衆院選結果、敗北した反安保法制野党共闘
第48回衆議院選挙の全議席が確定した。定数10減の中で、与党の自民党は公示前と同じ284議席、公明党は5議席を減らす29議席だったが、合わせて衆院3分の2以上の313議席の絶対安定多数を占めた。
一方の野党は、民進党が希望の党と立憲民主党の二つの新党に分かれてほぼ拮抗し、共産党と共闘する野党勢力は公示前より少なくなった。
与党は敵失による勝利
今回の選挙は、解散のタイミング自体が争点になったが、最大の焦点は、やはり東京都議会議員選挙で自民党を惨敗に追い込む都民ファースト旋風を巻き起こした小池百合子東京都知事が率いる新党・希望の党の参戦だった。
安倍晋三首相は9月、小池知事の新党結党の動きが本格化する一方、民進党が代表交代に伴う混乱を引き起こし、野党が再編して政局が流動化しようとする中、機先を制して解散に踏み切った。
自民党の都議選敗北の要因として、安倍政権における森友・加計学園問題や議員不祥事があったことは否めない。絶対多数を擁する長期政権内の緩みにより、内閣支持率が低下した。勝敗ラインを過半数ぎりぎりの「自公で233」に設定したことは、公示前に首相自ら苦戦を認めてのことだった。
ゆえに安倍政権は、今回の与党の勝利は敵失によるものと銘記すべきだ。衆院選は政権選択選挙であるが、そのようにならなかった。民進党が自らの党の公認を取り消して希望の党に公認を申請するという有権者に理解しにくい戦術に出た上、希望の党の党首である小池代表は知事職に専念するとして、首相候補になり得なかった。

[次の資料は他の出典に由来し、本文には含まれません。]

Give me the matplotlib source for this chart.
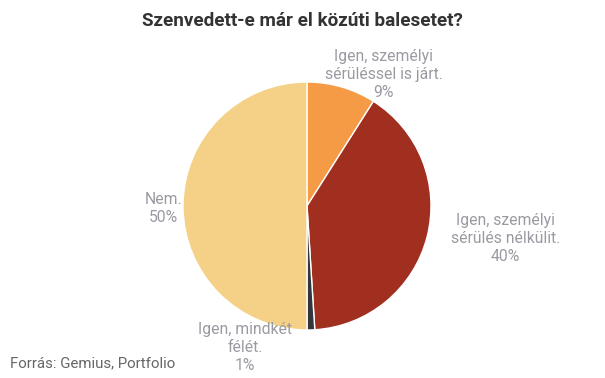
import matplotlib.pyplot as plt

plt.rcParams['font.family'] = ['Roboto', 'DejaVu Sans']

categories = ["Igen, személyi\nsérüléssel is járt.", "Igen, személyi\nsérülés nélkülit.",
              "Igen, mindkét\nfélét.", "Nem."]
shares = [9, 40, 1, 50]
colors = ["#F59B45", "#A12F20", "#33363D", "#F4D186"]

# label anchor points in axes fraction (pie axes spans the circle)
label_pos = [(0.81, 1.03), (1.30, 0.367), (0.25, -0.07), (-0.08, 0.49)]

fig = plt.figure(figsize=(6.05, 3.78), dpi=100)
ax = fig.add_axes([(307 - 124) / 605, (378 - 206 - 124) / 378, 248 / 605, 248 / 378])

ax.pie(shares, colors=colors, startangle=90, counterclock=False,
       wedgeprops=dict(edgecolor='white', linewidth=1))
ax.set_xlim(-1, 1)
ax.set_ylim(-1, 1)
ax.set_aspect('equal')
ax.axis('off')

for cat, val, (x, y) in zip(categories, shares, label_pos):
    ax.text(x, y, f"{cat}\n{val}%", transform=ax.transAxes, ha='center', va='center',
            fontsize=11.3, color='#9A9AA2', linespacing=1.25, clip_on=False)

fig.text(0.5, 0.945, "Szenvedett-e már el közúti balesetet?", ha='center', va='center',
         fontsize=13.6, fontweight='bold', color='#333333')
fig.text(10 / 605, 1 - 363 / 378, "Forrás: Gemius, Portfolio", ha='left', va='center',
         fontsize=10.8, color='#666666')

fig.savefig('out.png', dpi=100)
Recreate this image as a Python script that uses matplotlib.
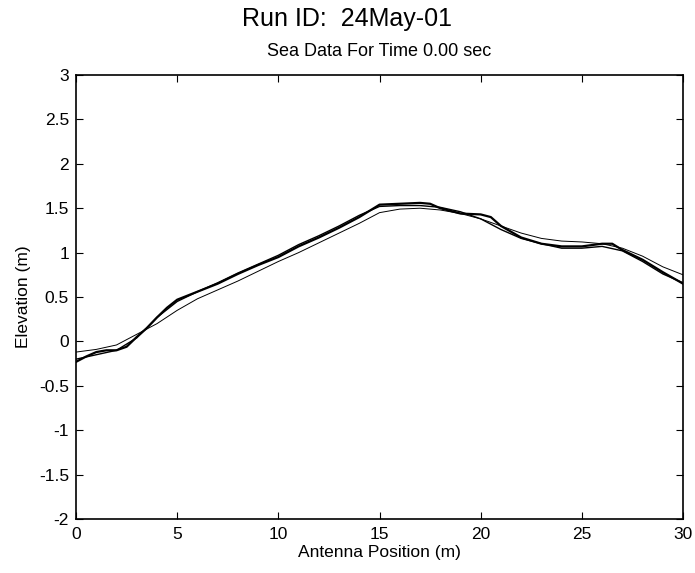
import numpy as np
import matplotlib.pyplot as plt

plt.rcParams['font.family'] = ['Liberation Sans', 'DejaVu Sans']

# measured sea surface (wiggly, heavy)
pos_meas = [0, 0.5, 1, 1.5, 2, 2.5, 3, 3.5, 4, 4.5, 5, 6, 7, 8, 9, 10, 11, 12, 13,
            14, 15, 16, 17, 17.5, 18, 19, 20, 20.5, 21, 22, 23, 24, 25, 26, 26.5,
            27, 28, 29, 30]
elev_meas = [-0.23, -0.17, -0.12, -0.1, -0.1, -0.06, 0.05, 0.15, 0.27, 0.38, 0.47,
             0.56, 0.65, 0.76, 0.86, 0.95, 1.07, 1.17, 1.28, 1.4, 1.54, 1.55, 1.56,
             1.55, 1.5, 1.44, 1.43, 1.4, 1.3, 1.17, 1.1, 1.07, 1.07, 1.1, 1.1, 1.03,
             0.92, 0.78, 0.65]

# reconstructions
pos = [0, 1, 2, 3, 4, 5, 6, 7, 8, 9, 10, 11, 12, 13, 14, 15, 16, 17, 18, 19, 20,
       21, 22, 23, 24, 25, 26, 27, 28, 29, 30]
elev_a = [-0.2, -0.15, -0.1, 0.04, 0.27, 0.45, 0.56, 0.66, 0.77, 0.87, 0.97, 1.09,
          1.19, 1.3, 1.42, 1.52, 1.53, 1.53, 1.51, 1.46, 1.38, 1.26, 1.16, 1.1,
          1.05, 1.05, 1.07, 1.02, 0.9, 0.76, 0.66]
elev_b = [-0.12, -0.09, -0.04, 0.08, 0.2, 0.35, 0.48, 0.58, 0.68, 0.79, 0.9, 1.0,
          1.11, 1.22, 1.33, 1.45, 1.49, 1.5, 1.48, 1.44, 1.38, 1.3, 1.22, 1.16,
          1.13, 1.12, 1.1, 1.05, 0.96, 0.84, 0.75]

fig = plt.figure(figsize=(6.95, 5.73), dpi=100)
ax = fig.add_axes([0.1094, 0.0942, 0.8734, 0.7749])

ax.plot(pos, elev_b, color='black', lw=0.7)
ax.plot(pos, elev_a, color='black', lw=1.0)
ax.plot(pos_meas, elev_meas, color='black', lw=1.6)

ax.set_xlim(0, 30)
ax.set_ylim(-2, 3)
ax.set_xticks(np.arange(0, 31, 5))
ax.set_yticks(np.arange(-2, 3.01, 0.5))
ax.set_yticklabels(['-2', '-1.5', '-1', '-0.5', '0', '0.5', '1', '1.5', '2', '2.5', '3'])
ax.tick_params(direction='in', top=True, right=True, labelsize=12.5, length=5)
ax.tick_params(axis='x', pad=6)
ax.tick_params(axis='y', pad=5)
for s in ax.spines.values():
    s.set_linewidth(1.2)

ax.set_xlabel('Antenna Position (m)', fontsize=12.5, labelpad=2)
ax.set_ylabel('Elevation (m)', fontsize=12.5, labelpad=6)
ax.set_title('Sea Data For Time 0.00 sec', fontsize=13, pad=14)
fig.text(0.5, 0.966, 'Run ID:  24May-01', ha='center', va='center', fontsize=18)

fig.savefig('out.png', dpi=100)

また、希望の党の政策に反発した民進党左派は、小池氏の「排除」発言を逆手に取り立憲民主党を結党した。が、公示前勢力15と少なく、候補者も78人で政権交代し得ない数だった。さらに、民進党が希望の党と立憲民主党に分裂したため政権批判票が分散した。
こうした状況の野党が万一、寄せ集まって政権を獲得すれば再び日本は混迷に沈むと有権者も理解したのではないか。選挙期間中に各世論調査で希望の党の劣勢と、自民党の堅調な戦いぶりが伝わり、東京株式市場が好感した。与党大勝が判明すると日経平均株価が過去最長の15日連続上昇を記録している。
しかし、多数のおごりや不祥事がないように、政権自らが戒めなければならない。今回の選挙によって「1強多弱」が継続する中、ますますその必要が増したと言える。
立憲と共産が選挙協力
一方、新党の希望の党と立憲民主党は明暗を分けたが、小選挙区でほぼ単独の戦いだった希望の党に対して立憲民主党は共産党の協力で票を上乗せできたことが大きい。「民共共闘」は「立共共闘」に変わり、安保法制に強く反対した野党勢力は立憲民主党の55、共産党12、社民党2と、公示前の民進党88、共産党21、社民党2と比べて大きく後退した。
立憲民主党の「躍進」よりも反安保法制野党共闘が敗北した選挙結果である。